**What the task asks**
Can you set down, exactly as they appear below, the lines from the opening of the material through the one bearing "frame = alt.ViewBackground(stroke=dark, strokeWidth=1.5)", minus the pictures?

**Data provided**
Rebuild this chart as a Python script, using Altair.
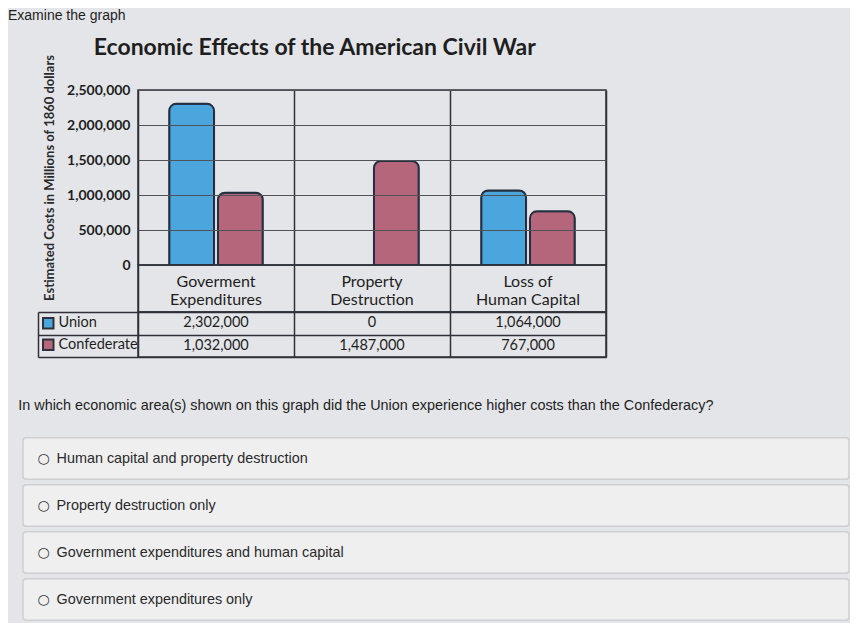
import altair as alt
import pandas as pd

# ---- data ----
categories = ["Goverment Expenditures", "Property Destruction", "Loss of Human Capital"]
header_lines = ["Goverment|Expenditures", "Property|Destruction", "Loss of|Human Capital"]
series = ["Union", "Confederate"]
union_costs = [2302000, 0, 1064000]
confederate_costs = [1032000, 1487000, 767000]
y_ticks = [0, 500000, 1000000, 1500000, 2000000, 2500000]

question = ("In which economic area(s) shown on this graph did the Union "
            "experience higher costs than the Confederacy?")
options = [
    "Human capital and property destruction",
    "Property destruction only",
    "Government expenditures and human capital",
    "Government expenditures only",
]

colors = ["#4aa6dc", "#b5667b"]
dark = "#2e3238"
font = "Lato"
ui_font = "Liberation Sans"

costs = pd.DataFrame({
    "category": categories * 2,
    "series": ["Union"] * 3 + ["Confederate"] * 3,
    "cost": union_costs + confederate_costs,
})
header_df = pd.DataFrame({"category": categories, "label": header_lines})
option_df = pd.DataFrame({"option": options, "box": "answer"})

W = 468
x_scale = alt.Scale(domain=categories, paddingInner=0, paddingOuter=0)
divider_axis = alt.Axis(labels=False, ticks=False, domain=False, grid=True,
                        gridColor=dark, gridWidth=1.5, tickBand="extent",
                        title=None, minExtent=0)
frame = alt.ViewBackground(stroke=dark, strokeWidth=1.5)

# bars (grid drawn over them, as in the picture)
bars = alt.Chart(costs).transform_filter("datum.cost > 0").mark_bar(
    cornerRadiusTopLeft=7, cornerRadiusTopRight=7, stroke="#243040", strokeWidth=2
).encode(
    x=alt.X("category:N", sort=categories, scale=x_scale, axis=divider_axis),
    xOffset=alt.XOffset("series:N", sort=series,
                        scale=alt.Scale(domain=series, paddingInner=0.08, paddingOuter=0.64)),
    y=alt.Y("cost:Q", scale=alt.Scale(domain=[0, 2500000], nice=False),
            title="Estimated Costs in Millions of 1860 dollars",
            axis=alt.Axis(values=y_ticks, format=",d", ticks=False, domain=False,
                          gridColor="#4f5257", gridWidth=1.2, zindex=1,
                          labelFont=font, labelFontSize=14, labelFontWeight="bold",
                          labelColor="#1e1e1e", labelPadding=8,
                          titleFont=font, titleFontSize=13, titleFontWeight="bold",
                          titleColor="#2a2a2a", titlePadding=10)),
    color=alt.Color("series:N", scale=alt.Scale(domain=series, range=colors), legend=None),
).properties(
    width=W, height=175, view=frame,
    title=alt.Title("Economic Effects of the American Civil War", font=font,
                    fontSize=23, fontWeight="bold", color="#1e1e1e",
                    anchor="middle", frame="bounds", offset=-6, dx=-10),
)

# category header row under the plot
header = alt.Chart(header_df).transform_calculate(
    lines="split(datum.label, '|')"
).mark_text(font=font, fontSize=16, color="#1e1e1e", lineHeight=18, baseline="middle",
            dy=-7).encode(
    x=alt.X("category:N", sort=categories, scale=x_scale, axis=divider_axis),
    text="lines:N",
).properties(width=W, height=47, view=frame)

# value table
row_scale = alt.Scale(domain=series, paddingInner=0, paddingOuter=0)
table_text = alt.Chart(costs).mark_text(font=font, fontSize=14.5, color="#1e1e1e").encode(
    x=alt.X("category:N", sort=categories, scale=x_scale, axis=divider_axis),
    y=alt.Y("series:N", sort=series, scale=row_scale,
            axis=alt.Axis(labels=False, domain=False, ticks=True, tickBand="extent",
                          tickSize=100, tickColor=dark, tickWidth=1.5, grid=True,
                          gridColor=dark, gridWidth=1.5, title=None)),
    text=alt.Text("cost:Q", format=",d"),
)
table_keys = alt.Chart(costs).mark_text(text="").encode(
    y=alt.Y("series:N", sort=series,
            axis=alt.Axis(orient="left", offset=100, labels=False, ticks=False, grid=False,
                          domain=True, domainColor=dark, domainWidth=1.5, title=None)),
    color=alt.Color("series:N", scale=alt.Scale(domain=series, range=colors),
                    legend=alt.Legend(orient="none", legendX=-97, legendY=4, title=None,
                                      symbolType="square", symbolSize=110,
                                      symbolStrokeColor=dark, symbolStrokeWidth=2,
                                      symbolOpacity=1, labelFont=font, labelFontSize=14.5,
                                      labelColor="#1e1e1e", rowPadding=2.5, padding=0,
                                      labelOffset=3)),
)
table = alt.layer(table_text, table_keys).resolve_axis(y="independent").properties(
    width=W, height=45, view=frame)

graph = alt.vconcat(bars, header, table, spacing=0, bounds="flush").resolve_scale(
    color="independent")


def spacer(w):
    return alt.Chart(pd.DataFrame({"v": [0]})).mark_point(opacity=0).properties(width=w, height=1)


# question and answer boxes
option_scale = alt.Scale(paddingInner=0.12, paddingOuter=0.06)
answer_boxes = alt.Chart(option_df).mark_rect(
    fill="#efeff0", stroke="#cfcfd2", strokeWidth=1.5, cornerRadius=3
).encode(
    x=alt.X("box:N", axis=None, scale=alt.Scale(paddingInner=0, paddingOuter=0)),
    y=alt.Y("option:N", sort=options, scale=option_scale,
            axis=alt.Axis(labelAlign="left", labelPadding=-33, ticks=False, domain=False,
                          title=None, labelFont=ui_font, labelFontSize=14.4,
                          labelColor="#2a2a2a", labelLimit=0, zindex=1)),
)
answer_radios = alt.Chart(option_df).mark_text(text="").encode(
    y=alt.Y("option:N", sort=options,
            axis=alt.Axis(orient="left", labelExpr="'○'", labelAlign="left",
                          labelPadding=-14, labelFont="DejaVu Sans", labelFontSize=14,
                          labelColor="#3a3a3a", ticks=False, domain=False, title=None,
                          zindex=1)),
)
answers = alt.layer(answer_boxes, answer_radios).resolve_axis(y="independent").properties(
    width=826, height=188,
    title=alt.Title(question, anchor="start", font=ui_font, fontSize=14.4,
                    fontWeight="normal", color="#1e1e1e", offset=22, dx=-4),
)

chart = alt.vconcat(
    alt.hconcat(spacer(28), graph, spacing=0),
    alt.hconcat(spacer(10), answers, spacing=0),
    spacing=38,
).properties(
    title=alt.Title("Examine the graph", anchor="start", font=ui_font,
                    fontSize=14, fontWeight="normal", color="#1e1e1e", offset=14),
    background="#e4e5e8",
    padding=0,
).configure_view(stroke=None)

chart.save("out.html", embed_options={"renderer": "svg", "actions": False})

**Task output**
Rebuild this chart as a Python script, using Altair.
import altair as alt
import pandas as pd

# ---- data ----
categories = ["Goverment Expenditures", "Property Destruction", "Loss of Human Capital"]
header_lines = ["Goverment|Expenditures", "Property|Destruction", "Loss of|Human Capital"]
series = ["Union", "Confederate"]
union_costs = [2302000, 0, 1064000]
confederate_costs = [1032000, 1487000, 767000]
y_ticks = [0, 500000, 1000000, 1500000, 2000000, 2500000]

question = ("In which economic area(s) shown on this graph did the Union "
            "experience higher costs than the Confederacy?")
options = [
    "Human capital and property destruction",
    "Property destruction only",
    "Government expenditures and human capital",
    "Government expenditures only",
]

colors = ["#4aa6dc", "#b5667b"]
dark = "#2e3238"
font = "Lato"
ui_font = "Liberation Sans"

costs = pd.DataFrame({
    "category": categories * 2,
    "series": ["Union"] * 3 + ["Confederate"] * 3,
    "cost": union_costs + confederate_costs,
})
header_df = pd.DataFrame({"category": categories, "label": header_lines})
option_df = pd.DataFrame({"option": options, "box": "answer"})

W = 468
x_scale = alt.Scale(domain=categories, paddingInner=0, paddingOuter=0)
divider_axis = alt.Axis(labels=False, ticks=False, domain=False, grid=True,
                        gridColor=dark, gridWidth=1.5, tickBand="extent",
                        title=None, minExtent=0)
frame = alt.ViewBackground(stroke=dark, strokeWidth=1.5)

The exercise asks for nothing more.